Start LISTED RECORDS

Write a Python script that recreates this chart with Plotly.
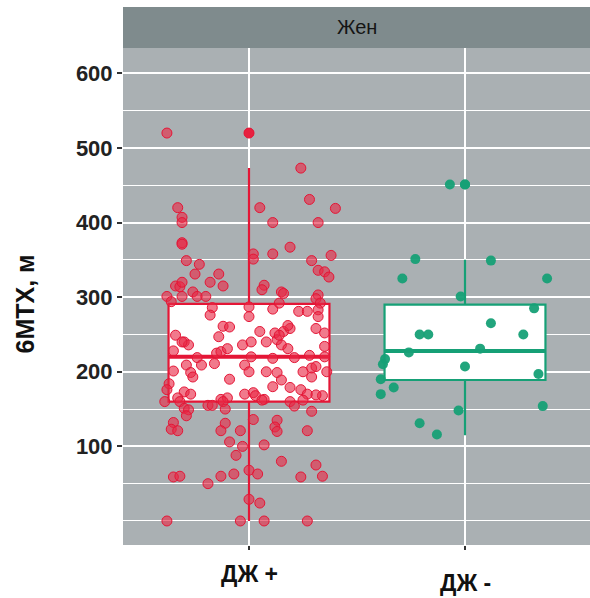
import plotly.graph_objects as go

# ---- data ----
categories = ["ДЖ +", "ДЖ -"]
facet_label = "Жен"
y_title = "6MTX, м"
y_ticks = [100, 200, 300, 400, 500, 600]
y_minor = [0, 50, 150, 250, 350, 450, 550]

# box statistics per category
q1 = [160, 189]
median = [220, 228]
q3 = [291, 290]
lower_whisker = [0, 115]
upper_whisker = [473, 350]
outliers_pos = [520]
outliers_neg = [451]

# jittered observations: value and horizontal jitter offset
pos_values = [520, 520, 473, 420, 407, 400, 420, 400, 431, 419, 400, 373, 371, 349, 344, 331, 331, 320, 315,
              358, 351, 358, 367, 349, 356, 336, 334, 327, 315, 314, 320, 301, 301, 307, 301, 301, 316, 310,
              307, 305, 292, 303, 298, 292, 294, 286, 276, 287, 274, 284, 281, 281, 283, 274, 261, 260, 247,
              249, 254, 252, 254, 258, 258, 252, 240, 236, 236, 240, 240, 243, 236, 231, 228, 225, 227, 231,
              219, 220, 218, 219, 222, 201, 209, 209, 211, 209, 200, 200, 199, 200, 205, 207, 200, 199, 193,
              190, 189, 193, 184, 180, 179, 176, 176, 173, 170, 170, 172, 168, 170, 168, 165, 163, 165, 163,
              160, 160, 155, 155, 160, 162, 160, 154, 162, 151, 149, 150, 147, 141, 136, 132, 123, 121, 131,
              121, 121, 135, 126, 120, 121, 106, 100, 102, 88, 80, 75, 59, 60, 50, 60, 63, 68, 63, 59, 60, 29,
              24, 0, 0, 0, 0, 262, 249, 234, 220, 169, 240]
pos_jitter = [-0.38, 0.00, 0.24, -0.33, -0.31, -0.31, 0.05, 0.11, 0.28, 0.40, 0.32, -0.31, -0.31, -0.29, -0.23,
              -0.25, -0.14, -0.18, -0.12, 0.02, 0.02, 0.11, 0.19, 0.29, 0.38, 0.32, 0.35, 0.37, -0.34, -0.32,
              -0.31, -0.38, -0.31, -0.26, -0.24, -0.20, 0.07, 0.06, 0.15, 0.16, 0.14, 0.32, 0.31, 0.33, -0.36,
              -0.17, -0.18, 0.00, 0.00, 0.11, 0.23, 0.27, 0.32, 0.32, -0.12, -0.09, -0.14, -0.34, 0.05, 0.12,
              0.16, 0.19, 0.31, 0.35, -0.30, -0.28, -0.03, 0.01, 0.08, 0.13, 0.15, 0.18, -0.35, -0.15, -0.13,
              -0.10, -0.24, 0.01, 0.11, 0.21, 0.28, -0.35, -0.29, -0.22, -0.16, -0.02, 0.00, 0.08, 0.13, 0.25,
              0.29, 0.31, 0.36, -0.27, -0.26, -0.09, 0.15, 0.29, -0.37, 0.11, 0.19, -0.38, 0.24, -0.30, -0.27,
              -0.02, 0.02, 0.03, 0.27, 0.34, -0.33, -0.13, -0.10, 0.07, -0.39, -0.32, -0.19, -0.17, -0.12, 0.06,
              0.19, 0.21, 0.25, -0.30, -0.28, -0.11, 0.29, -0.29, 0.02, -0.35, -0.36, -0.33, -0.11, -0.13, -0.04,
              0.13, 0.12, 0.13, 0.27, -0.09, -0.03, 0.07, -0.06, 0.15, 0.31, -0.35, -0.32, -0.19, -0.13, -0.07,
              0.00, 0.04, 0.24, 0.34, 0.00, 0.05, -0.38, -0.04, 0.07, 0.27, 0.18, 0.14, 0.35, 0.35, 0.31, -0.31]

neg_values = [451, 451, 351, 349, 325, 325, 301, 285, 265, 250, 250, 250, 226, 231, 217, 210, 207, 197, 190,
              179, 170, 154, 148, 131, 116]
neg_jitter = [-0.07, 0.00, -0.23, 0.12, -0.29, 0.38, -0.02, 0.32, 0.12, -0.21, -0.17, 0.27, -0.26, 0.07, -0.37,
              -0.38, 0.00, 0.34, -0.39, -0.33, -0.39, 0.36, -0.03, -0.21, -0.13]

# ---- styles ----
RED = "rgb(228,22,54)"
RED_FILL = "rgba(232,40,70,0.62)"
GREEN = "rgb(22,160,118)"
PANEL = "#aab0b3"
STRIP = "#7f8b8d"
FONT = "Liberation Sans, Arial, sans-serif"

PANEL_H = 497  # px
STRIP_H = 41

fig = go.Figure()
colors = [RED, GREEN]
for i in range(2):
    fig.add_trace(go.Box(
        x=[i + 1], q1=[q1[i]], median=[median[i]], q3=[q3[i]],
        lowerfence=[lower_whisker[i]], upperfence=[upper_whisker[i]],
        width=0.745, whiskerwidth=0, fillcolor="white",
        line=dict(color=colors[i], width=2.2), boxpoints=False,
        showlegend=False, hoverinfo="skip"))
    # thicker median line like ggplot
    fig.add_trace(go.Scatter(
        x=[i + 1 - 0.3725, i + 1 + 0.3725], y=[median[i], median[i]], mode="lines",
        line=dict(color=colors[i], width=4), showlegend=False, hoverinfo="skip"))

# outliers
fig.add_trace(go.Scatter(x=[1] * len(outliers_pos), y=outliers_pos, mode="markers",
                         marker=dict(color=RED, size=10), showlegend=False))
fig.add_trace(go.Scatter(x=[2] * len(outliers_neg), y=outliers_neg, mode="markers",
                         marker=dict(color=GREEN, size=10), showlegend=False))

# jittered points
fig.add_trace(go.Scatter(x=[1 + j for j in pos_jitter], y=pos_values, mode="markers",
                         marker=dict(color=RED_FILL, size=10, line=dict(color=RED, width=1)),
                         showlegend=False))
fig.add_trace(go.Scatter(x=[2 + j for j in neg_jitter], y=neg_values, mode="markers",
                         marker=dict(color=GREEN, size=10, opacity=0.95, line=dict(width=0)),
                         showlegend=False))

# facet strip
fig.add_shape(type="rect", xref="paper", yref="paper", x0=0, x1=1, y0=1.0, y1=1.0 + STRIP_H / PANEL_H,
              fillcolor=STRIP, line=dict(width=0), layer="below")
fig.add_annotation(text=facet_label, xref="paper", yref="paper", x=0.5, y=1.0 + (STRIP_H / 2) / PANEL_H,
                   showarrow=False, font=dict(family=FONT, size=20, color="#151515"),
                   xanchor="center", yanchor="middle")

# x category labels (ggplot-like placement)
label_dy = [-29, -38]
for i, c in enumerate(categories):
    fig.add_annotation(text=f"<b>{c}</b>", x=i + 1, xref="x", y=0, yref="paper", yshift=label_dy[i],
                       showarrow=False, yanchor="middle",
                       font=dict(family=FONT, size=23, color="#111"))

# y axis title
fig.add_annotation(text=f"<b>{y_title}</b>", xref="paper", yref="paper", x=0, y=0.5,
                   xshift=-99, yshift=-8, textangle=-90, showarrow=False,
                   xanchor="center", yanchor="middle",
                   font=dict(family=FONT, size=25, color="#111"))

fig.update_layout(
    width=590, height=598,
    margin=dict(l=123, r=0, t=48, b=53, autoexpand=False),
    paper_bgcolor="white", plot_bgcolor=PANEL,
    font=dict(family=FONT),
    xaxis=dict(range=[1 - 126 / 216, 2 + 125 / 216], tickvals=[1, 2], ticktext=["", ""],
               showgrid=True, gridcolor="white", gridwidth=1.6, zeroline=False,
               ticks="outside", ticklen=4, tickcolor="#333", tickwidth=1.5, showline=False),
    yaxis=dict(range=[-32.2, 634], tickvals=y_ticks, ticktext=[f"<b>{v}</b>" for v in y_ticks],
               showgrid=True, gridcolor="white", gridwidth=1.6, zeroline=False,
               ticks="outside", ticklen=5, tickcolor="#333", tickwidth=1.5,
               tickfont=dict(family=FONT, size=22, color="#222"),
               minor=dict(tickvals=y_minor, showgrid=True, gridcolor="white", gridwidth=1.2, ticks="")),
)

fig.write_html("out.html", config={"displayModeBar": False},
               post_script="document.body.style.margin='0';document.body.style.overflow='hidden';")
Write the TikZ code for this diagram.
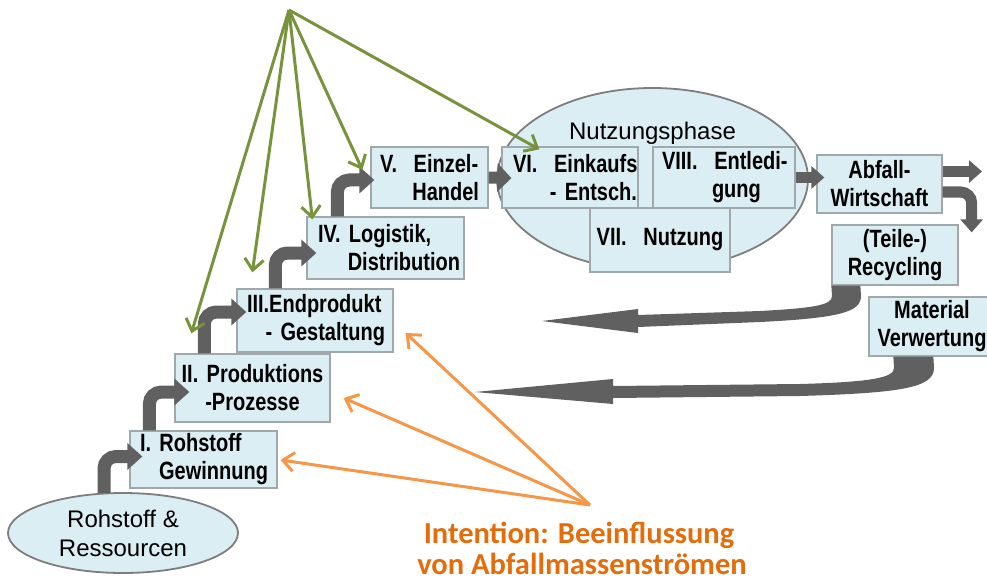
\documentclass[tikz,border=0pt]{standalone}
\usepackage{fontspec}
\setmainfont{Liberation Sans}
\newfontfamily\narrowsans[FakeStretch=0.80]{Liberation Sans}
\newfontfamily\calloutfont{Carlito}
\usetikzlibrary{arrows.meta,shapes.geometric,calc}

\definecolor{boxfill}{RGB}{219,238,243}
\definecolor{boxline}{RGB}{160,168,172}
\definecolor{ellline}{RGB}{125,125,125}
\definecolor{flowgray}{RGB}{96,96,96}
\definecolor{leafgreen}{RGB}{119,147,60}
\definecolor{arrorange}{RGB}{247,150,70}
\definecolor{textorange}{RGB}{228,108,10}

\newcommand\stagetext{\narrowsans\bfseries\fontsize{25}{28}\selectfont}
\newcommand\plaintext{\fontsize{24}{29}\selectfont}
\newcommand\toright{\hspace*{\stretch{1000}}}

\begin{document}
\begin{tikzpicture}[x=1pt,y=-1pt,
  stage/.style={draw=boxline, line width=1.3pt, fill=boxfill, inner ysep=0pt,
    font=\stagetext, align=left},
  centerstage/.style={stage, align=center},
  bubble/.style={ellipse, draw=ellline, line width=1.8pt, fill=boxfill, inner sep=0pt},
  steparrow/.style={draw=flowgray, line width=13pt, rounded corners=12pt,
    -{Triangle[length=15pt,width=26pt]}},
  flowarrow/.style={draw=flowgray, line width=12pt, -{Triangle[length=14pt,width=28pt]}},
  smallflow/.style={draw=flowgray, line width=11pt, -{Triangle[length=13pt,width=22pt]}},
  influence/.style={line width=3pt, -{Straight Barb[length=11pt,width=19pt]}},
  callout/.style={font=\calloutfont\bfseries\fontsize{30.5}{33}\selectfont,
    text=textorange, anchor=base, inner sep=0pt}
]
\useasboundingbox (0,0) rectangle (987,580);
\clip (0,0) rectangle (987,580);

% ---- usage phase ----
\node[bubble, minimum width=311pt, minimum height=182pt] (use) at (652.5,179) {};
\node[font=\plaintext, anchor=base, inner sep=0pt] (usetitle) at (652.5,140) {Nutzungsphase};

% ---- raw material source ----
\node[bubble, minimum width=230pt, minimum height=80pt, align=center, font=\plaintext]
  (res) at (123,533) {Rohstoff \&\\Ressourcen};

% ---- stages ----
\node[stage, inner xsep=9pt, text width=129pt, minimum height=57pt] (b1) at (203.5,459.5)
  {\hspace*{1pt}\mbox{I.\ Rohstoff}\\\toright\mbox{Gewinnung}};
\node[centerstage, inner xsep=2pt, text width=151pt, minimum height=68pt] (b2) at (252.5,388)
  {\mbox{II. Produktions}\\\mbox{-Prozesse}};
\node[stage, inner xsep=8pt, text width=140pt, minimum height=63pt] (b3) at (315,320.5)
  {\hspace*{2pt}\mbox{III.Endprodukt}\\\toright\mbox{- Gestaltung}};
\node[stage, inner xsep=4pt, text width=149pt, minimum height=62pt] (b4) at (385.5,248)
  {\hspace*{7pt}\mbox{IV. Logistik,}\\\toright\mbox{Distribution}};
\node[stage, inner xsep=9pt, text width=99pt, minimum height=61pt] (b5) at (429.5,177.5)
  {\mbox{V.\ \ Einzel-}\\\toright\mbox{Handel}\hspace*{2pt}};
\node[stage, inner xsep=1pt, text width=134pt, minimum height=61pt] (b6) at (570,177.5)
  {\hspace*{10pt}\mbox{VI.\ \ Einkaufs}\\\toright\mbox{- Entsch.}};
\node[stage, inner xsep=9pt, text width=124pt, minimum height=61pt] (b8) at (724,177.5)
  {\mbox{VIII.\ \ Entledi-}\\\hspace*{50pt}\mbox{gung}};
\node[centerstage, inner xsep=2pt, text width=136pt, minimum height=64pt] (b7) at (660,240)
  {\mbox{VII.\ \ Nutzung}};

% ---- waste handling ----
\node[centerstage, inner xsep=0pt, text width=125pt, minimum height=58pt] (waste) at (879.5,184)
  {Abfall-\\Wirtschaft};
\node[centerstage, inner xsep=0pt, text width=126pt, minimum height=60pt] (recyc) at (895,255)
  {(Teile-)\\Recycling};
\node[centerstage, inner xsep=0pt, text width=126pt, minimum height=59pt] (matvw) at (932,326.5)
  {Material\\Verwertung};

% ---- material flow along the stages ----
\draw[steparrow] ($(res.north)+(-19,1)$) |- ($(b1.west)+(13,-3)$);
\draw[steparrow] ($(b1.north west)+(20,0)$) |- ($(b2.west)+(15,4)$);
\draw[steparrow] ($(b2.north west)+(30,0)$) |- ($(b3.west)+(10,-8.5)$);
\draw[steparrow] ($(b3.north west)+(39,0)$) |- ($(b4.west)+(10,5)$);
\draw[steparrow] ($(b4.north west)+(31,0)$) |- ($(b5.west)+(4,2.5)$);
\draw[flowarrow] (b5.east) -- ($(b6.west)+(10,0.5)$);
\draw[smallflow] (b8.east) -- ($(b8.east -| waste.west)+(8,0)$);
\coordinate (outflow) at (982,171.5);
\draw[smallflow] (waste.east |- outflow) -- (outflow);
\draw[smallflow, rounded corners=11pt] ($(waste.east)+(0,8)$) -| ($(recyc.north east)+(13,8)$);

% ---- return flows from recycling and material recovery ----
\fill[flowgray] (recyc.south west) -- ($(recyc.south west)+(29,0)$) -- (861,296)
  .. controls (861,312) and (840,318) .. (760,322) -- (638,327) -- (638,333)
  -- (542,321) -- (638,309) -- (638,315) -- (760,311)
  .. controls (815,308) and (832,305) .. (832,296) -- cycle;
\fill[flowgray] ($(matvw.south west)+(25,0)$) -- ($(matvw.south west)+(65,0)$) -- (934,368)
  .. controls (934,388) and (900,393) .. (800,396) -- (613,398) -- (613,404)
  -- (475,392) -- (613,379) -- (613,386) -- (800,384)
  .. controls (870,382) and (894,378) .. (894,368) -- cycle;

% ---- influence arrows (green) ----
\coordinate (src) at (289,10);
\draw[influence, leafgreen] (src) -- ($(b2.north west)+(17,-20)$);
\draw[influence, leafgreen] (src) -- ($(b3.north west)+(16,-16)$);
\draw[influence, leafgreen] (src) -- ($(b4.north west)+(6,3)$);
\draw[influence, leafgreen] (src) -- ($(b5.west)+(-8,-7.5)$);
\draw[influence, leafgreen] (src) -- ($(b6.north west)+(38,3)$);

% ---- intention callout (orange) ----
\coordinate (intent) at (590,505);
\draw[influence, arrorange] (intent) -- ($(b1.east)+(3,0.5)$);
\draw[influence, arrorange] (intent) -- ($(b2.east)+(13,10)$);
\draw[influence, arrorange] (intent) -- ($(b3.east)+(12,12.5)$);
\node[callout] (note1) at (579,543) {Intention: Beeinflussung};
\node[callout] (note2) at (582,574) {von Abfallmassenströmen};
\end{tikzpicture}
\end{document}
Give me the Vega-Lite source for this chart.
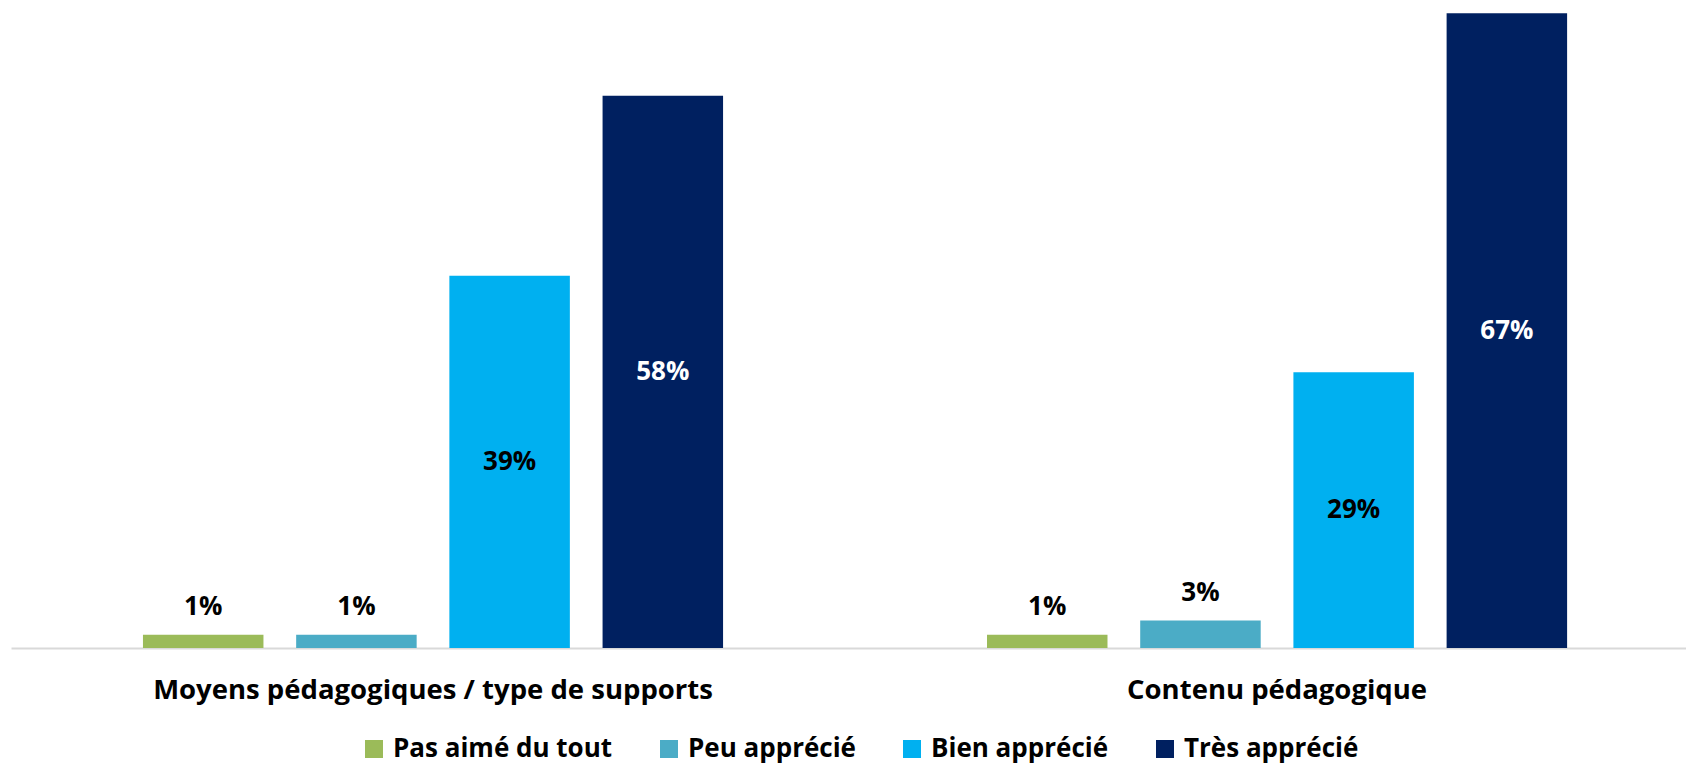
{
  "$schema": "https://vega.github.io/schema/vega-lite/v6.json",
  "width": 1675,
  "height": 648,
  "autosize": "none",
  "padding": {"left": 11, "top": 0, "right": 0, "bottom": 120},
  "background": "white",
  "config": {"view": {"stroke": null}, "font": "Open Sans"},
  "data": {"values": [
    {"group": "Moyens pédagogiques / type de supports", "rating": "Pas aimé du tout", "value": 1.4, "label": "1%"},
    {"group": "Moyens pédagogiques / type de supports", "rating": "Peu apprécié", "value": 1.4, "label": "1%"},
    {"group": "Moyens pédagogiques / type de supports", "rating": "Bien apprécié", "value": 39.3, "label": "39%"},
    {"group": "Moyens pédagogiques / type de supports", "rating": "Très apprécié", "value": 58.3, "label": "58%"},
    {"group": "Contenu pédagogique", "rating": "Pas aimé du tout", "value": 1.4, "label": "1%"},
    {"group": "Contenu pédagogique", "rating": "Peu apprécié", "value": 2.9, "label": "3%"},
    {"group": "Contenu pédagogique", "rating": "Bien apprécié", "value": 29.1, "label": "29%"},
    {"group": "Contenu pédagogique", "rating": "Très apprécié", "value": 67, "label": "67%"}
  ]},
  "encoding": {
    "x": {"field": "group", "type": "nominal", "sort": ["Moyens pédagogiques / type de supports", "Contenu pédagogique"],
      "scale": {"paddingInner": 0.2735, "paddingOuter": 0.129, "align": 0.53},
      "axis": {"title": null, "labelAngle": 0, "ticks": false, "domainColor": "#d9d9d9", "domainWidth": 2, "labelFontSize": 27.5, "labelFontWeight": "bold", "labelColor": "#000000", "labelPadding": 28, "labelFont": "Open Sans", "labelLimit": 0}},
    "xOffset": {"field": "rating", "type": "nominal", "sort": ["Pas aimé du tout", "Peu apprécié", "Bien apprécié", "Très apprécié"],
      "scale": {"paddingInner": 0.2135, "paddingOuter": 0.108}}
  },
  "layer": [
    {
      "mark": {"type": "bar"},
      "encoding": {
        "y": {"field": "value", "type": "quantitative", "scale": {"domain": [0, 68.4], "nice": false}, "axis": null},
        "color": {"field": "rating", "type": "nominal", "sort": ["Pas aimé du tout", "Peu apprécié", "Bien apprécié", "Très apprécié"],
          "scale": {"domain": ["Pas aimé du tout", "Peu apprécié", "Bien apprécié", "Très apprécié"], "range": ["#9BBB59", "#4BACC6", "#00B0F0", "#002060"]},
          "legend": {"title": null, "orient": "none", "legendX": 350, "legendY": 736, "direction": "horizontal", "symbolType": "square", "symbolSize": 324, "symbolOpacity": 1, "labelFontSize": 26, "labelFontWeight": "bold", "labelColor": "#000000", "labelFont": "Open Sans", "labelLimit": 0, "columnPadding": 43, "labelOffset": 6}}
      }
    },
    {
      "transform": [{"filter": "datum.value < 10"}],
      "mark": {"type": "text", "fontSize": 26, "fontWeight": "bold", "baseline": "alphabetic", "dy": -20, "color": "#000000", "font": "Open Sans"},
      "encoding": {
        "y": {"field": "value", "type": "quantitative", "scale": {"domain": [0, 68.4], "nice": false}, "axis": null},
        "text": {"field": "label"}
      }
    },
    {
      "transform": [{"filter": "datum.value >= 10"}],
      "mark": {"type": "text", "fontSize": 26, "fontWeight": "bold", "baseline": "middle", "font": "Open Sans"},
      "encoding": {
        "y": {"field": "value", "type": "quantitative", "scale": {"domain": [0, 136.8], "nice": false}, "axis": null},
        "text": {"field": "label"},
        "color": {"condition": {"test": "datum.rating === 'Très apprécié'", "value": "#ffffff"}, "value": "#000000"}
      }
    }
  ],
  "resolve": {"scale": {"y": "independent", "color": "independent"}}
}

End LISTED RECORDS

Could you repeat exactly the lines from the first one of the records above through the line containing "outliers_neg = [451]", leaving out any pictures?

### [WRITTEN ANSWER]
Write a Python script that recreates this chart with Plotly.
import plotly.graph_objects as go

# ---- data ----
categories = ["ДЖ +", "ДЖ -"]
facet_label = "Жен"
y_title = "6MTX, м"
y_ticks = [100, 200, 300, 400, 500, 600]
y_minor = [0, 50, 150, 250, 350, 450, 550]

# box statistics per category
q1 = [160, 189]
median = [220, 228]
q3 = [291, 290]
lower_whisker = [0, 115]
upper_whisker = [473, 350]
outliers_pos = [520]
outliers_neg = [451]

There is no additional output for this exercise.